A cidade de Montreal levou 30 anos para pagar seu défice de 1,5 bilhão de dólares por organizar os Jogos Olímpicos em 1976. Seu governo teve de aplicar um imposto especial sobre o cigarro para compensar a perda de 990 milhões de dólares.
Os Jogos Olímpicos de Atenas em 2004 deixaram a Grécia com uma dívida de U$ 11 bilhões de dólares. Os Jogos Olímpicos de Inverno de 2010 custaram U$ 6,4 bilhões a Vancouver e deixaram ao contribuinte uma conta de U$ 2,3 bilhões de dólares. Os Jogos Olímpicos de Londres em 2012 custaram U$ 14,6 bilhões de dólares e um custo de U$ 4,4 bilhões de dólares para os contribuintes londrinos.
O regime chinês está planejando gastar U$ 3,9 bilhões, mas a história mostrou que é raro uma cidade organizadora dos Jogos Olímpicos ficar dentro dos limites de seu orçamento.
Desde 1960, todos os Jogos Olímpicos excederam seu orçamento em 179% em média, disseram os economistas de Oxford Bent Flyvbjerg e Allison Stewart, segundo noticiado na NPR.

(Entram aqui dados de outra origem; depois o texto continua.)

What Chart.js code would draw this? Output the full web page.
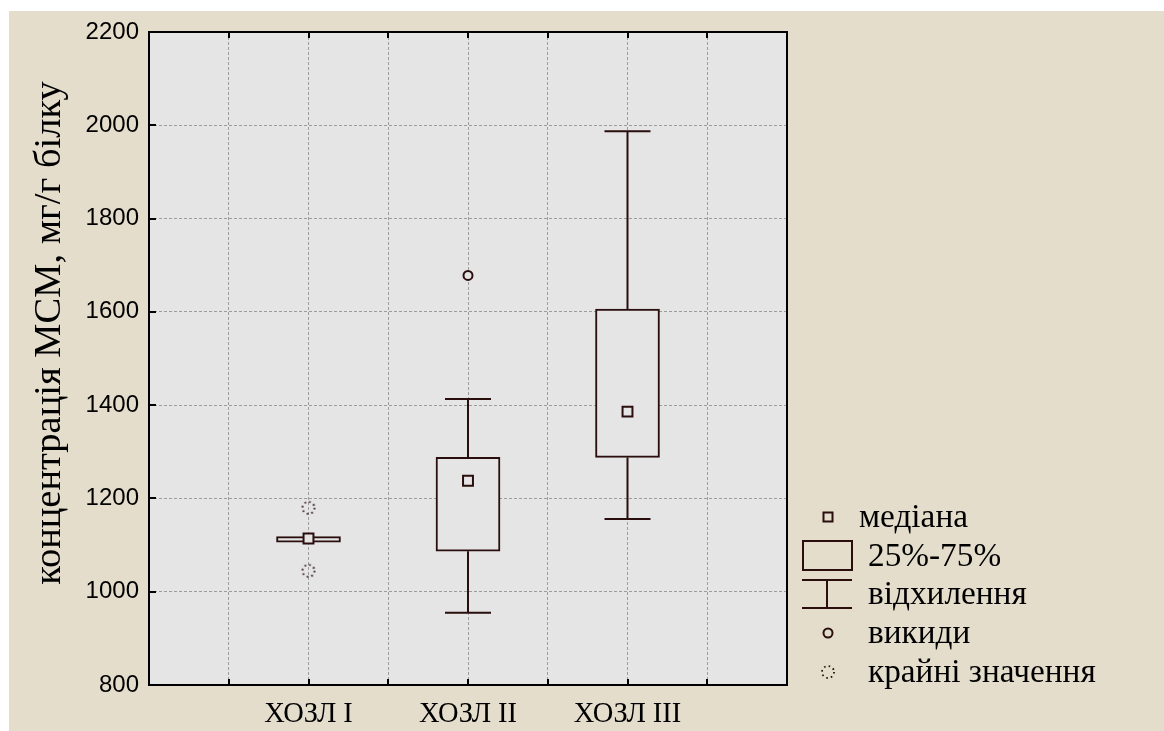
<!DOCTYPE html>
<html><head><meta charset="utf-8">
<script src="https://cdn.jsdelivr.net/npm/chart.js@4.4.1/dist/chart.umd.min.js"></script>
<style>
html,body{margin:0;padding:0;background:#fff;width:1164px;height:731px;overflow:hidden;}
#frame{position:absolute;left:9px;top:11px;width:1155px;height:720px;background:#E4DDCC;}
#c{position:absolute;left:0;top:0;}
#ov{position:absolute;left:0;top:0;pointer-events:none;}
</style></head><body>
<div id="frame"><canvas id="c" width="1155" height="720"></canvas></div>
<svg id="ov" width="1164" height="731" xmlns="http://www.w3.org/2000/svg">
  <g font-family="'Liberation Serif','Times New Roman',serif" fill="#000">
    <text transform="translate(60,333) rotate(-90)" text-anchor="middle" font-size="38.5">концентрація МСМ, мг/г білку</text>
  </g>
  <g stroke="#2A0E0E" stroke-width="2" fill="none">
    <rect x="823.5" y="512.5" width="9" height="9"/>
    <rect x="803" y="541" width="49" height="29"/>
    <line x1="802" y1="580" x2="852" y2="580"/>
    <line x1="827" y1="580" x2="827" y2="608"/>
    <line x1="802" y1="608" x2="852" y2="608"/>
    <circle cx="828" cy="633" r="4.5"/>
    <circle cx="828" cy="672" r="6" stroke-width="1.8" stroke-dasharray="1.6 3.1"/>
  </g>
  <g font-family="'Liberation Serif','Times New Roman',serif" font-size="33.3" fill="#000">
    <text x="859" y="527">медіана</text>
    <text x="868" y="566">25%-75%</text>
    <text x="868" y="604">відхилення</text>
    <text x="868" y="643">викиди</text>
    <text x="868" y="682">крайні значення</text>
  </g>
</svg>
<script>
// ---- data ----
const categories = ['ХОЗЛ I', 'ХОЗЛ II', 'ХОЗЛ III'];
const medians = [1114, 1238, 1386];
const q1 = [1106, 1087, 1288];
const q3 = [1118, 1288, 1606];
const whiskerLow = [1106, 955, 1156];
const whiskerHigh = [1118, 1413, 1987];
const outliers = [[], [1678], []];
const extremes = [[1180, 1045], [], []];
const yMin = 800, yMax = 2200, yStep = 200;

// ---- styles ----
const DARK = '#2A0E0E';
const PLOT_BG = '#E5E5E5';
const GRID = '#9C9C9C';
const xOf = i => (i + 1) * 2;
const xMax = (categories.length + 1) * 2;

function extremeStyle() {
  const c = document.createElement('canvas');
  c.width = 18; c.height = 18;
  const g = c.getContext('2d');
  g.strokeStyle = DARK; g.lineWidth = 1.8;
  g.setLineDash([1.6, 3.1]);
  g.beginPath(); g.arc(9, 9, 6, 0, Math.PI * 2); g.stroke();
  return c;
}

const decor = {
  id: 'decor',
  beforeDraw(chart) {
    const a = chart.chartArea, ctx = chart.ctx;
    ctx.save(); ctx.fillStyle = PLOT_BG;
    ctx.fillRect(a.left, a.top, a.right - a.left, a.bottom - a.top);
    ctx.restore();
  },
  beforeDatasetsDraw(chart) {
    const xs = chart.scales.x, ys = chart.scales.y, ctx = chart.ctx;
    ctx.save(); ctx.strokeStyle = DARK; ctx.lineWidth = 2;
    const cap = 23;
    categories.forEach((c, i) => {
      const x = xs.getPixelForValue(xOf(i));
      const pairs = [[q3[i], whiskerHigh[i]], [q1[i], whiskerLow[i]]];
      pairs.forEach(([from, to]) => {
        if (from === to) return;
        const y0 = ys.getPixelForValue(from), y1 = ys.getPixelForValue(to);
        ctx.beginPath();
        ctx.moveTo(x, y0); ctx.lineTo(x, y1);
        ctx.moveTo(x - cap, y1); ctx.lineTo(x + cap, y1);
        ctx.stroke();
      });
    });
    ctx.restore();
  },
  afterDraw(chart) {
    const a = chart.chartArea, ctx = chart.ctx;
    const xs = chart.scales.x, ys = chart.scales.y;
    ctx.save(); ctx.strokeStyle = '#000'; ctx.lineWidth = 2;
    ctx.beginPath();
    xs.ticks.forEach(t => {
      if (t.value <= 0 || t.value >= xMax) return;
      const x = Math.round(xs.getPixelForValue(t.value));
      ctx.moveTo(x, a.bottom); ctx.lineTo(x, a.bottom - 6);
      ctx.moveTo(x, a.top); ctx.lineTo(x, a.top + 6);
    });
    ys.ticks.forEach(t => {
      if (t.value <= yMin || t.value >= yMax) return;
      const y = Math.round(ys.getPixelForValue(t.value));
      ctx.moveTo(a.left, y); ctx.lineTo(a.left + 7, y);
    });
    ctx.stroke();
    ctx.strokeRect(a.left, a.top, a.right - a.left, a.bottom - a.top);
    ctx.restore();
  }
};

const extremePts = [], outlierPts = [];
categories.forEach((c, i) => {
  extremes[i].forEach(v => extremePts.push({x: xOf(i), y: v}));
  outliers[i].forEach(v => outlierPts.push({x: xOf(i), y: v}));
});

const noOverhang = s => { s.paddingTop = 0; s.paddingBottom = 0; s.paddingLeft = 0; s.paddingRight = 0; };

new Chart(document.getElementById('c'), {
  type: 'bar',
  data: {
    datasets: [
      {
        type: 'bar', label: '25%-75%', order: 3,
        data: categories.map((c, i) => ({x: xOf(i), y: [q1[i], q3[i]]})),
        backgroundColor: PLOT_BG, borderColor: DARK, borderWidth: 2,
        borderSkipped: false, barThickness: 64
      },
      {
        type: 'scatter', label: 'медіана', order: 0,
        data: categories.map((c, i) => ({x: xOf(i), y: medians[i]})),
        pointStyle: 'rect', radius: 7, borderWidth: 2,
        borderColor: DARK, backgroundColor: PLOT_BG
      },
      {
        type: 'scatter', label: 'викиди', order: 1,
        data: outlierPts,
        pointStyle: 'circle', radius: 4.5, borderWidth: 2,
        borderColor: DARK, backgroundColor: PLOT_BG
      },
      {
        type: 'scatter', label: 'крайні значення', order: 1,
        data: extremePts,
        pointStyle: extremeStyle(), radius: 6
      }
    ]
  },
  options: {
    responsive: false, animation: false,
    layout: {padding: {left: 0, top: 21, right: 377, bottom: 0}},
    plugins: {legend: {display: false}, tooltip: {enabled: false}},
    scales: {
      x: {
        type: 'linear', min: 0, max: xMax, offset: false,
        ticks: {
          stepSize: 1, autoSkip: false, maxRotation: 0, padding: 12, color: '#000',
          font: {family: "'Liberation Serif','Times New Roman',serif", size: 28.5},
          callback: v => { const i = v / 2 - 1; return (Number.isInteger(i) && categories[i]) || ''; }
        },
        grid: {color: GRID, lineWidth: 1, drawTicks: false, offset: false},
        border: {display: false, dash: [3, 2]},
        afterFit: s => { s.height = 46; noOverhang(s); }
      },
      y: {
        min: yMin, max: yMax,
        ticks: {
          stepSize: yStep, padding: 10, color: '#000',
          font: {family: "'Liberation Sans',Arial,sans-serif", size: 24},
          callback: v => String(v)
        },
        grid: {color: GRID, lineWidth: 1, drawTicks: false},
        border: {display: false, dash: [3, 2]},
        afterFit: s => { s.width = 140; noOverhang(s); }
      }
    }
  },
  plugins: [decor]
});
</script>
</body></html>
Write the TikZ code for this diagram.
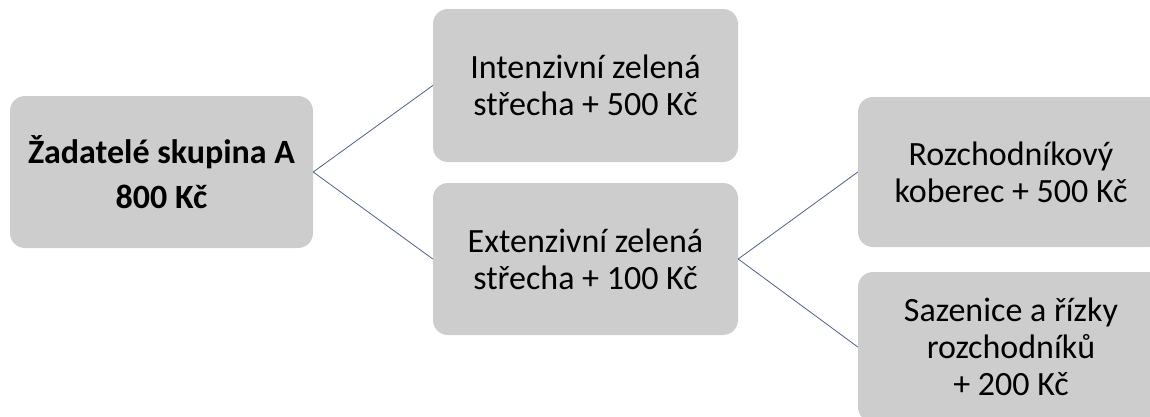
\documentclass[tikz,border=0pt]{standalone}
\usepackage{fontspec}
\setmainfont{Carlito}
\definecolor{boxgray}{RGB}{205,205,205}
\definecolor{linkblue}{RGB}{78,96,138}
\begin{document}
\begin{tikzpicture}[x=1pt,y=-1pt,
  box/.style={fill=boxgray, draw=none, rounded corners=15pt, align=center,
    inner sep=0pt, font=\fontsize{34}{37}\selectfont},
  link/.style={draw=linkblue, line width=0.8pt}]
\useasboundingbox (0,0) rectangle (1150,416);
\clip (0,0) rectangle (1150,416);
\node[box, minimum width=303pt, minimum height=152pt,
  font=\fontsize{34}{45}\selectfont\bfseries] (L) at (161.5,172) {Žadatelé skupina A\\800 Kč};
\node[box, minimum width=305pt, minimum height=153pt] (I) at (585.5,85.5) {Intenzivní zelená\\střecha + 500 Kč};
\node[box, minimum width=305pt, minimum height=152pt] (E) at (585.5,259) {Extenzivní zelená\\střecha + 100 Kč};
\node[box, minimum width=306pt, minimum height=150pt] (R) at (1011,172) {Rozchodníkový\\koberec + 500 Kč};
\node[box, minimum width=306pt, minimum height=150pt] (S) at (1011,347) {Sazenice a řízky\\rozchodníků\\+ 200 Kč};
\draw[link] (L.east) -- (I.west);
\draw[link] (L.east) -- (E.west);
\draw[link] (E.east) -- (R.west);
\draw[link] (E.east) -- (S.west);
\end{tikzpicture}
\end{document}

Se a experiência da Rússia sediando os Jogos Olímpicos em 2014 nos ensinou algo, então Pequim pode estar gastando muito mais do que o estimado para a organização. Os Jogos Olímpicos custaram à Rússia U$ 51 bilhões, muito mais do que os U$ 12 bilhões previstos quando o país ganhou a sede em 2007.
Também é esperado que Pequim construa algumas infraestruturas importantes para os Jogos. Já que lá não existe a neve necessária, os organizadores também irão criar gelo e neve artificial. E para realizar alguns eventos em Zhangjiakou, Pequim também vai construir 167 quilômetros de ferrovia de alta velocidade para transportar os concorrentes e o público para Zhangjiakou.
Jogo de percepções
O Cazaquistão demonstrou seus interesses ao candidatar-se a sediar os jogos. O primeiro-ministro Karim Massimov disse que os Jogos Olímpicos poderiam colocar o Cazaquistão no mapa do mundo, segundo informou a agência ABC.
“Há 25 anos atrás fazíamos parte da União Soviética. Tínhamos uma imagem diferente”, disse o primeiro-ministro. “Queremos mudar essa imagem. Queremos que o público internacional compreenda melhor o que estamos fazendo e para onde iremos no futuro. ”
O regime chinês, por sua parte, tem sido menos explícito. Em vez disso, simplesmente aumentou o volume de seus porta-vozes oficiais. Seus meios de comunicação estatais têm feito as trajetórias esperadas, e alguns de seus pares no exterior têm se juntado a eles.
Um comunicado de imprensa da Cimagine Media Group disse que o próximo episódio da série “Discover” de emissora norte-americana ABC será: Pequim – uma cidade moderna com um passado imperial, “capta as mudanças e o crescimento que ocorreram em Pequim nos últimos anos e como a cidade se prepara para sediar um mega evento esportivo.”
O Cimagine Media Group fez parceria com vários meios de comunicação chineses, entre eles o jornal estatal China Daily, porta-voz oficial do regime comunista chinês.
No entanto, desta vez o PCC não está encontrando o mesmo entusiasmo que recebeu para os Jogos Olímpicos de Pequim em 2008. A maior parte das comemorações pela conquista da sede foram realizadas no estádio Ninho do Pássaro em um evento com cerca de 500 participantes cuidadosamente escolhidos.
“Em todos esses eventos não houve sequer aplausos”, disse Chang. “Não se viu o clamor de 2001 quando Pequim ganhou a nomeação para sediar os Jogos Olímpicos de Verão de 2008”.
Chang disse que, no entanto, o importante é saber onde estará o PCC quando os Jogos Olímpicos começarem, já que a economia chinesa está desacelerando rapidamente e o Partido Comunista está “quebrando”.
“Eu não acho que eles chegarão a 2022”, disse ele, acrescentando que com o passar do tempo, o Comitê Olímpico Internacional “poderá descobrir que a China não tem capacidade de sediar o evento.”